Cruciaal voor een scenario van ‘hoop en empowerment’ in superdiverse steden zijn vriendschappen over etnische scheidslijnen heen. Die komen echter niet vanzelf tot stand, daarvoor moeten mensen elkaar ook ontmoeten in betekenisvolle activiteiten op school, op het werk en in de vrije tijd. Uit het onderzoek komt naar voren, dat mensen met een gemengde vrienden- en kennissenkring veel vaker op een gemengde basisschool hebben gezeten. Direct in aanraking komen met diversiteit op jonge leeftijd is dus belangrijk. Dat kan (op iets latere leeftijd) ook gebeuren wanneer iemand zonder migratieachtergrond een relatie krijgt met iemand met een migratieachtergrond, of wanneer die in het buitenland heeft gewoond. In al die gevallen gaat het om situaties waarin je leert omgaan met verschillen. Als je dergelijke ervaringen niet opdoet, kun je je onzeker gaan voelen in een diverse omgeving en daar afwijzend tegenover gaan staan. En als je die ervaringen wel opdoet dan kun je vaak als verbinder fungeren en soms ook als bemiddelaar bij kleine conflicten.

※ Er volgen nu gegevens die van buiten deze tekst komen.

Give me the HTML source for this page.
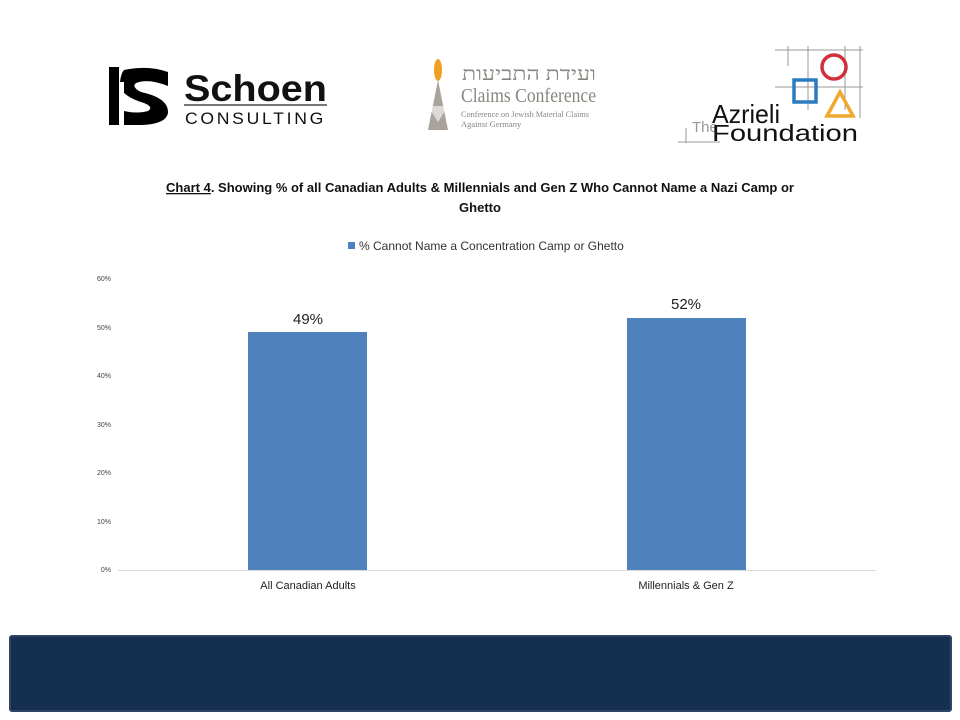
<!DOCTYPE html>
<html><head><meta charset="utf-8"><style>
body{margin:0;width:960px;height:720px;background:#fff;position:relative;overflow:hidden;font-family:"Liberation Sans",sans-serif}
.a{position:absolute}
</style></head><body>
<svg class="a" style="left:0;top:0" width="960" height="720" xmlns="http://www.w3.org/2000/svg">
<!-- Schoen logo -->
<path d="M109 67 h10 v58 h-10z" fill="#000"/>
<path d="M124 70 q24 -5 44 2 v14 q-20 -8 -32 -3 q-5 4 5 9 q28 6 27 21 q-2 11 -26 12 l-18 0 v-14 q14 3 24 0 q6 -4 -4 -8 q-26 -8 -24 -21 q1 -9 4 -12z" fill="#000"/>
<rect x="119" y="82" width="5" height="24" fill="#fff"/>
<text x="184" y="101" font-family="Liberation Sans" font-weight="bold" font-size="37" fill="#111" textLength="143" lengthAdjust="spacingAndGlyphs">Schoen</text>
<rect x="184" y="104" width="143" height="2" fill="#777"/>
<text x="185" y="124" font-family="Liberation Sans" font-size="17" letter-spacing="2.6" fill="#111" textLength="141" lengthAdjust="spacingAndGlyphs">CONSULTING</text>
<!-- Claims Conference -->
<ellipse cx="438" cy="70" rx="4" ry="11" fill="#f0a020"/>
<path d="M438 80 L428 130 L448 130Z" fill="#a9a39c"/>
<path d="M428 106 L448 106 L438 122Z" fill="#fff" opacity="0.6"/>
<text x="596" y="80" text-anchor="end" font-family="Liberation Serif" font-size="19" fill="#8a847e" textLength="134" lengthAdjust="spacingAndGlyphs">ועידת התביעות</text>
<text x="461" y="102" font-family="Liberation Serif" font-size="20" fill="#8a847e" textLength="135" lengthAdjust="spacingAndGlyphs">Claims Conference</text>
<text x="461" y="117" font-family="Liberation Serif" font-size="8.5" fill="#8a847e" textLength="128" lengthAdjust="spacingAndGlyphs">Conference on Jewish Material Claims</text>
<text x="461" y="127" font-family="Liberation Serif" font-size="8.5" fill="#8a847e">Against Germany</text>
<!-- Azrieli -->
<g stroke="#999" stroke-width="1" fill="none">
<line x1="775" y1="50" x2="863" y2="50"/><line x1="775" y1="87" x2="863" y2="87"/>
<line x1="808" y1="46" x2="808" y2="110"/><line x1="845" y1="46" x2="845" y2="110"/>
<line x1="860" y1="46" x2="860" y2="118"/><line x1="788" y1="46" x2="788" y2="66"/>
<line x1="686" y1="128" x2="686" y2="143"/><line x1="678" y1="142" x2="720" y2="142"/>
</g>
<circle cx="834" cy="67" r="12" fill="none" stroke="#d0303c" stroke-width="3.5"/>
<rect x="794" y="80" width="22" height="22" fill="none" stroke="#2a7bbf" stroke-width="3.5"/>
<path d="M840 92 L853 116 L827 116Z" fill="none" stroke="#f0a830" stroke-width="3.5"/>
<text x="692" y="132" font-family="Liberation Sans" font-size="15" fill="#999">The</text>
<text x="712" y="123" font-family="Liberation Sans" font-size="26" fill="#111" textLength="68" lengthAdjust="spacingAndGlyphs">Azrieli</text>
<text x="712" y="141" font-family="Liberation Sans" font-size="23" fill="#111" textLength="146" lengthAdjust="spacingAndGlyphs">Foundation</text>
<!-- title -->
<text x="480" y="192" text-anchor="middle" font-family="Liberation Sans" font-weight="bold" font-size="13" fill="#111"><tspan text-decoration="underline">Chart 4</tspan>. Showing % of all Canadian Adults &amp; Millennials and Gen Z Who Cannot Name a Nazi Camp or</text>
<text x="480" y="212" text-anchor="middle" font-family="Liberation Sans" font-weight="bold" font-size="13" fill="#111">Ghetto</text>
<!-- legend -->
<rect x="348" y="242" width="7" height="7" fill="#4f81bd"/>
<text x="359" y="250" font-family="Liberation Sans" font-size="12" fill="#333">% Cannot Name a Concentration Camp or Ghetto</text>
<!-- axis -->
<g font-family="Liberation Sans" font-size="7" fill="#444" text-anchor="end">
<text x="111" y="572">0%</text><text x="111" y="524">10%</text><text x="111" y="475">20%</text>
<text x="111" y="427">30%</text><text x="111" y="378">40%</text><text x="111" y="330">50%</text><text x="111" y="281">60%</text>
</g>
<line x1="118" y1="570.5" x2="876" y2="570.5" stroke="#d9d9d9" stroke-width="1"/>
<rect x="248" y="332" width="119" height="238" fill="#4f81bd"/>
<rect x="627" y="318" width="119" height="252" fill="#4f81bd"/>
<text x="308" y="324" text-anchor="middle" font-family="Liberation Sans" font-size="15" fill="#222">49%</text>
<text x="686" y="309" text-anchor="middle" font-family="Liberation Sans" font-size="15" fill="#222">52%</text>
<text x="308" y="589" text-anchor="middle" font-family="Liberation Sans" font-size="11" fill="#222">All Canadian Adults</text>
<text x="686" y="589" text-anchor="middle" font-family="Liberation Sans" font-size="11" fill="#222">Millennials &amp; Gen Z</text>
<!-- footer -->
<rect x="10" y="636" width="941" height="75" rx="2" fill="#15304f" stroke="#2c4466" stroke-width="2"/>
</svg>
</body></html>
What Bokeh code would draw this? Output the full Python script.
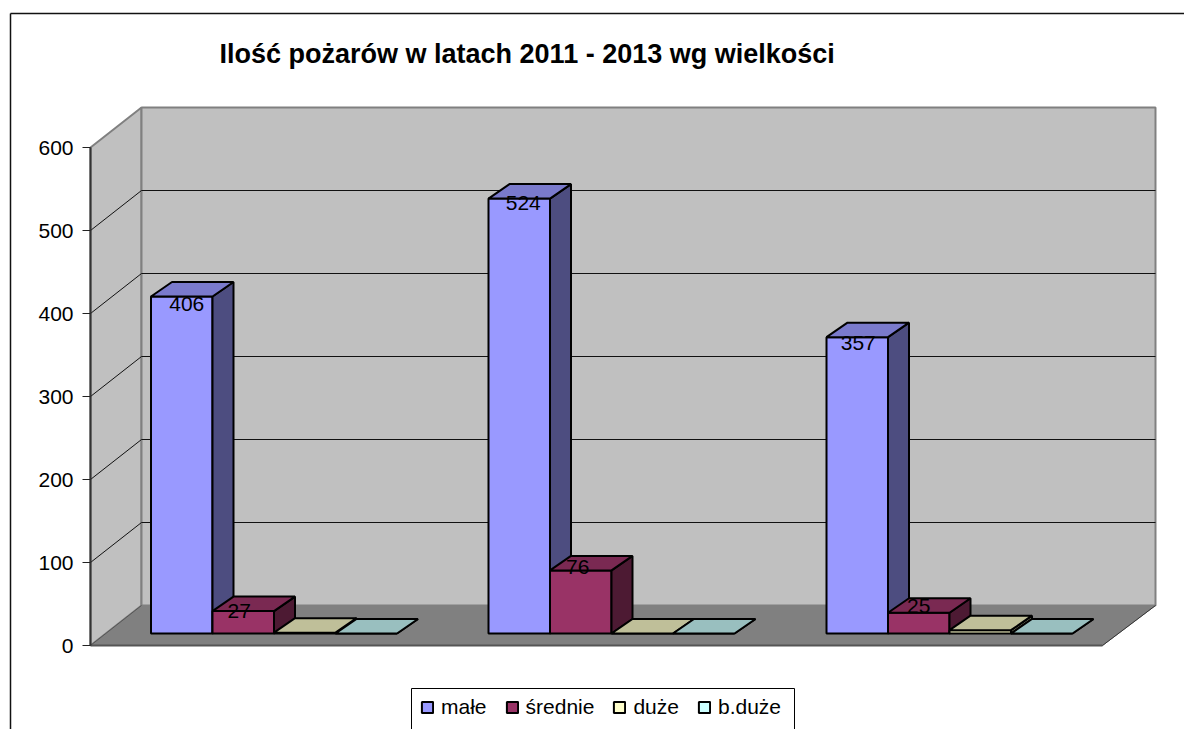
from bokeh.plotting import figure
from bokeh.models import Range1d, Legend, LegendItem, FixedTicker, ColumnDataSource
from bokeh.core.properties import value
from bokeh.embed import file_html
from bokeh.resources import INLINE

# ---- data ----
title_text = "Ilość  pożarów w latach 2011 - 2013 wg wielkości"
series_names = ["małe", "średnie", "duże", "b.duże"]
male = [406, 524, 357]
srednie = [27, 76, 25]
duze = [1, 0, 4]
b_duze = [0, 0, 0]
tick_values = [0, 100, 200, 300, 400, 500, 600]

all_series = [male, srednie, duze, b_duze]

# ---- styles ----
front_cols = ["#9999FF", "#993366", "#FFFFCC", "#CCFFFF"]
top_cols = ["#7A7ACC", "#7A2952", "#BFBF99", "#99BFBF"]
side_cols = ["#4D4D80", "#4D1A33", "#808066", "#668080"]
FONT = "Liberation Sans"

# ---- layout (screen-like x, y scale in value units) ----
W, H = 1184, 729
PX_PER_UNIT = 0.83
ZERO_Y = 645                 # page y of value 0 on the front edge


def dy(px):
    return px / PX_PER_UNIT


x_left, x_right = 90, 1102
wall_dx, wall_dy = 51, dy(40)
y_top = tick_values[-1]
group_x = [150.5, 488, 826]
slot = 61.5
bar_dx, bar_dy = 21, dy(14.5)
bar_base = dy(12)            # front plane of the bars above front floor edge

p = figure(width=W, height=H, output_backend="svg", toolbar_location=None,
           x_range=Range1d(0, W),
           y_range=Range1d(dy(ZERO_Y - H), dy(ZERO_Y)),
           min_border=0, min_border_left=0, min_border_right=0,
           min_border_top=0, min_border_bottom=0, outline_line_color=None,
           x_axis_location=None, y_axis_location="left")
p.xgrid.visible = False
p.ygrid.visible = False

# axis sits inside the frame, at the front-left corner of the box
ax = p.yaxis[0]
ax.fixed_location = x_left
ax.bounds = (0, y_top)
ax.ticker = FixedTicker(ticks=tick_values)
ax.axis_line_color = "#333333"
ax.axis_line_width = 2
ax.major_tick_line_color = "#222222"
ax.major_tick_out = 8
ax.major_tick_in = 0
ax.minor_tick_line_color = None
ax.major_label_text_font = FONT
ax.major_label_text_font_size = "21px"
ax.major_label_text_color = "#000000"
ax.major_label_standoff = 9

# outer chart border
border_y = dy(ZERO_Y - 13)
p.line([10, 10], [dy(ZERO_Y - H), border_y], line_color="#111111", line_width=1.5)
p.line([10, W], [border_y, border_y], line_color="#111111", line_width=1.5)

# walls and floor
back_left = x_left + wall_dx
back_right = 1155
p.patch([x_left, back_left, back_left, x_left],
        [y_top, y_top + wall_dy, wall_dy, 0],
        fill_color="#C0C0C0", line_color="#808080", line_width=2)
p.patch([back_left, back_right, back_right, back_left],
        [wall_dy, wall_dy, y_top + wall_dy, y_top + wall_dy],
        fill_color="#C0C0C0", line_color="#808080", line_width=2)
p.patch([x_left, back_left, back_right, x_right],
        [0, wall_dy, wall_dy, 0],
        fill_color="#808080", line_color="#808080", line_width=1)
p.line([x_left, x_right], [0, 0], line_color="#555555", line_width=2)
p.line([x_left, back_left], [0, wall_dy], line_color="#555555", line_width=1)
p.line([x_right, back_right], [0, wall_dy], line_color="#333333", line_width=1)

# gridlines
for v in tick_values[1:-1]:
    p.line([x_left, back_left, back_right], [v, v + wall_dy, v + wall_dy],
           line_color="#111111", line_width=1)

# bars
legend_items = []
for s, vals in enumerate(all_series):
    lefts = [g + s * slot for g in group_x]
    rights = [l + slot for l in lefts]
    tops = [bar_base + v for v in vals]
    src = ColumnDataSource(dict(left=lefts, right=rights, top=tops,
                                bottom=[bar_base] * len(vals)))
    front = p.quad(left="left", right="right", top="top", bottom="bottom", source=src,
                   fill_color=front_cols[s], line_color="#000000", line_width=2)
    p.patches([[r, r + bar_dx, r + bar_dx, r] for r in rights],
              [[bar_base, bar_base + bar_dy, t + bar_dy, t] for t in tops],
              fill_color=side_cols[s], line_color="#000000", line_width=2)
    p.patches([[l, l + bar_dx, r + bar_dx, r] for l, r in zip(lefts, rights)],
              [[t, t + bar_dy, t + bar_dy, t] for t in tops],
              fill_color=top_cols[s], line_color="#000000", line_width=2)
    legend_items.append(LegendItem(label=series_names[s], renderers=[front]))

# data labels: (series, group, nudge x px, nudge y px below the bar top)
label_spec = [(0, 0, 5, 7), (0, 1, 4, 4), (0, 2, 1, 6),
              (1, 0, -4, 0), (1, 1, -3, -3), (1, 2, 0, -7)]
lx, ly, lt = [], [], []
for s, g, nx, ny in label_spec:
    v = all_series[s][g]
    lx.append(group_x[g] + s * slot + slot / 2 + nx)
    ly.append(bar_base + v - dy(ny))
    lt.append(str(v))
p.text(lx, ly, text=lt, text_font=value(FONT), text_font_size="21px",
       text_align="center", text_baseline="middle", text_color="#000000")

# title
p.text([219], [dy(ZERO_Y - 53)], text=[title_text], text_font=value(FONT),
       text_font_size="27px", text_font_style="bold", text_align="left",
       text_baseline="middle", text_color="#000000")

# legend frame, open at the bottom edge of the picture
legend_top = dy(ZERO_Y - 688)
legend_bottom = dy(ZERO_Y - H - 5)
p.quad(left=[411], right=[794], top=[legend_top], bottom=[legend_bottom],
       fill_color="#FFFFFF", line_color="#000000", line_width=1)

leg = Legend(items=legend_items, orientation="horizontal", location=(420, 10),
             margin=0, padding=6, spacing=18, label_standoff=7,
             glyph_width=14, glyph_height=14,
             label_text_font=FONT, label_text_font_size="21px",
             label_text_color="#000000", border_line_color=None,
             background_fill_alpha=0)
p.add_layout(leg)

open("out.html", "w").write(file_html(p, INLINE))
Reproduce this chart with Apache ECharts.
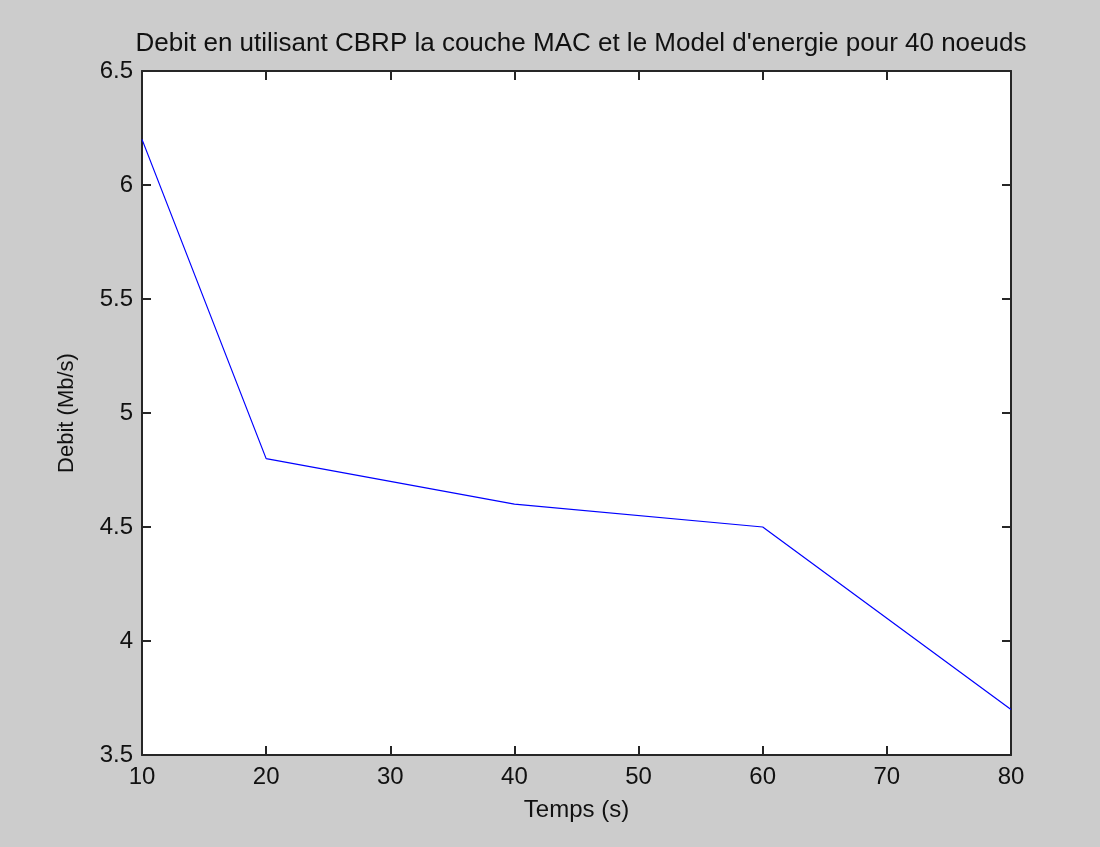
<!DOCTYPE html>
<html>
<head>
<meta charset="utf-8">
<script src="https://cdn.jsdelivr.net/npm/echarts@6/dist/echarts.min.js"></script>
<style>
html,body{margin:0;padding:0;background:#cccccc;}
#chart{width:1100px;height:847px;}
</style>
</head>
<body>
<div id="chart"></div>
<script>
const titleText = "Debit en utilisant CBRP la couche MAC et le Model d'energie pour 40 noeuds";
const xName = "Temps (s)";
const yName = "Debit (Mb/s)";
const temps = [10, 20, 40, 60, 80];
const debit = [6.2, 4.8, 4.6, 4.5, 3.7];

const chart = echarts.init(document.getElementById('chart'), null, {renderer: 'canvas'});
const font = 'Liberation Sans, Arial, sans-serif';
const axisLine = {show: true, lineStyle: {color: '#262626', width: 2}};
const axisTick = {show: true, inside: true, length: 9, lineStyle: {color: '#262626', width: 2}};
const labelStyle = {color: '#111111', fontFamily: font, fontSize: 24};

chart.setOption({
  backgroundColor: '#cccccc',
  animation: false,
  title: {
    text: titleText,
    left: 576, top: 26, textAlign: 'center',
    textStyle: {color: '#111111', fontFamily: font, fontSize: 26, fontWeight: 'normal'}
  },
  grid: {left: 142, right: 89, top: 71, bottom: 92, show: true, backgroundColor: '#ffffff', borderWidth: 0},
  xAxis: [
    {type: 'value', min: 10, max: 80, interval: 10, position: 'bottom',
     name: xName, nameLocation: 'middle', nameGap: 43,
     nameTextStyle: {color: '#111111', fontFamily: font, fontSize: 24},
     axisLine, axisTick, axisLabel: Object.assign({margin: 10}, labelStyle), splitLine: {show: false}},
    {type: 'value', min: 10, max: 80, interval: 10, position: 'top',
     axisLine, axisTick, axisLabel: {show: false}, splitLine: {show: false}}
  ],
  yAxis: [
    {type: 'value', min: 3.5, max: 6.5, interval: 0.5, position: 'left',
     name: yName, nameLocation: 'middle', nameGap: 64,
     nameTextStyle: {color: '#111111', fontFamily: font, fontSize: 22},
     axisLine, axisTick, axisLabel: Object.assign({margin: 9}, labelStyle), splitLine: {show: false}},
    {type: 'value', min: 3.5, max: 6.5, interval: 0.5, position: 'right',
     axisLine, axisTick, axisLabel: {show: false}, splitLine: {show: false}}
  ],
  series: [{
    type: 'line',
    data: temps.map((t, i) => [t, debit[i]]),
    showSymbol: false,
    lineStyle: {color: '#0000ff', width: 1.2},
    clip: false
  }]
});
</script>
</body>
</html>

Of kinderen van respondenten naar basisscholen gaan met een gemengde leerlingenpopulatie is een van de drie factoren die een geslaagde praktijk van het samenleven in een gemengde buurt bevorderen. De andere twee zijn de kwaliteit van het contact met buren met een migratieachtergrond en of mensen met verschillende etnische achtergronden elkaar tegenkomen in verschillende activiteiten (bijvoorbeeld een teamsport). Alle drie vergt actieve inzet en die wordt wel omschreven als diversiteits-werk. Tegelijkertijd wordt bij alle drie ook een ander deel van iemands identiteit aangesproken dan de etnische identiteit, bijvoorbeeld die van ouder, buurtgenoot of sporter.
Behalve van individuele burgers is ook de inzet nodig van beleidsmakers, politici en mensen in relevante organisaties (zoals schoolbesturen). Zoals de auteurs concluderen aan het einde van hun inspirerende boek: we moeten er allemaal iets voor doen, het gaat niet vanzelf.
Maurice Crul en Frans Lelie (2023). De nieuwe minderheid. Over mensen zonder migratieachtergrond in de superdiverse stad. Amsterdam: VU University Press.